### Task prompt
Word for word, print each line of the listing below; pictures stay out.
═════ Provided material ═════
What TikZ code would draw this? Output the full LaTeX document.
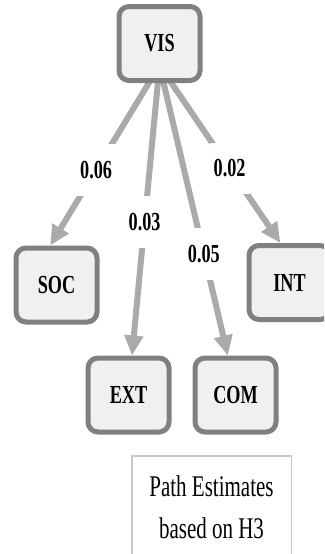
\documentclass[tikz,border=0pt]{standalone}
\usepackage{fontspec}
\setmainfont[FakeStretch=0.7]{Liberation Serif}
\usetikzlibrary{arrows.meta,backgrounds}

\definecolor{boxgray}{HTML}{808080}
\definecolor{boxfill}{HTML}{F0F0F0}
\definecolor{linkgray}{HTML}{AAAAAA}
\definecolor{notegray}{HTML}{C8C8C8}

\begin{document}
\begin{tikzpicture}[x=1pt,y=-1pt,
  var/.style={draw=boxgray,line width=5pt,fill=boxfill,rounded corners=10pt,
    minimum width=81pt,minimum height=74pt,font=\fontsize{26}{30}\selectfont\bfseries},
  link/.style={draw=linkgray,line width=6pt,-{Triangle[length=20pt,width=18pt]}},
  coef/.style={fill=white,inner xsep=4pt,inner ysep=17pt,font=\fontsize{26}{30}\selectfont\bfseries},
  legend/.style={draw=notegray,line width=1.5pt,align=center,minimum width=159.5pt,
    inner ysep=19.5pt,font=\fontsize{30}{42}\selectfont}]
  \useasboundingbox (0,0) rectangle (324,554);
  \clip (0,0) rectangle (324,554);
  \node[var] (vis) at (159.5,43.5) {VIS};
  \node[var] (soc) at (56.5,285) {SOC};
  \node[var] (ext) at (128.5,395) {EXT};
  \node[var] (com) at (235.5,395) {COM};
  \node[var] (int) at (289.5,282.5) {INT};
  \node[legend,anchor=north] (note) at (211.5,455) {Path Estimates\\based on H3};
  \begin{pgfonlayer}{background}
    \draw[link] ([yshift=-22pt]vis.center) -- node[coef,pos=.58] {0.06} (soc.99);
    \draw[link] ([yshift=-22pt]vis.center) -- node[coef,pos=.54] {0.03} (ext.85);
    \draw[link] ([yshift=-22pt]vis.center) -- node[coef,pos=.65] {0.05} (com.101);
    \draw[link] ([yshift=-22pt]vis.center) -- node[coef,pos=.58] {0.02} (int.103);
  \end{pgfonlayer}
\end{tikzpicture}
\end{document}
═════
### Expected answer
What TikZ code would draw this? Output the full LaTeX document.
\documentclass[tikz,border=0pt]{standalone}
\usepackage{fontspec}
\setmainfont[FakeStretch=0.7]{Liberation Serif}
\usetikzlibrary{arrows.meta,backgrounds}

\definecolor{boxgray}{HTML}{808080}
\definecolor{boxfill}{HTML}{F0F0F0}
\definecolor{linkgray}{HTML}{AAAAAA}
\definecolor{notegray}{HTML}{C8C8C8}

\begin{document}
\begin{tikzpicture}[x=1pt,y=-1pt,
  var/.style={draw=boxgray,line width=5pt,fill=boxfill,rounded corners=10pt,
    minimum width=81pt,minimum height=74pt,font=\fontsize{26}{30}\selectfont\bfseries},
  link/.style={draw=linkgray,line width=6pt,-{Triangle[length=20pt,width=18pt]}},
  coef/.style={fill=white,inner xsep=4pt,inner ysep=17pt,font=\fontsize{26}{30}\selectfont\bfseries},
  legend/.style={draw=notegray,line width=1.5pt,align=center,minimum width=159.5pt,
    inner ysep=19.5pt,font=\fontsize{30}{42}\selectfont}]
  \useasboundingbox (0,0) rectangle (324,554);
  \clip (0,0) rectangle (324,554);
  \node[var] (vis) at (159.5,43.5) {VIS};
  \node[var] (soc) at (56.5,285) {SOC};
  \node[var] (ext) at (128.5,395) {EXT};
  \node[var] (com) at (235.5,395) {COM};
  \node[var] (int) at (289.5,282.5) {INT};
  \node[legend,anchor=north] (note) at (211.5,455) {Path Estimates\\based on H3};
  \begin{pgfonlayer}{background}
    \draw[link] ([yshift=-22pt]vis.center) -- node[coef,pos=.58] {0.06} (soc.99);
    \draw[link] ([yshift=-22pt]vis.center) -- node[coef,pos=.54] {0.03} (ext.85);
    \draw[link] ([yshift=-22pt]vis.center) -- node[coef,pos=.65] {0.05} (com.101);
    \draw[link] ([yshift=-22pt]vis.center) -- node[coef,pos=.58] {0.02} (int.103);
  \end{pgfonlayer}
\end{tikzpicture}
\end{document}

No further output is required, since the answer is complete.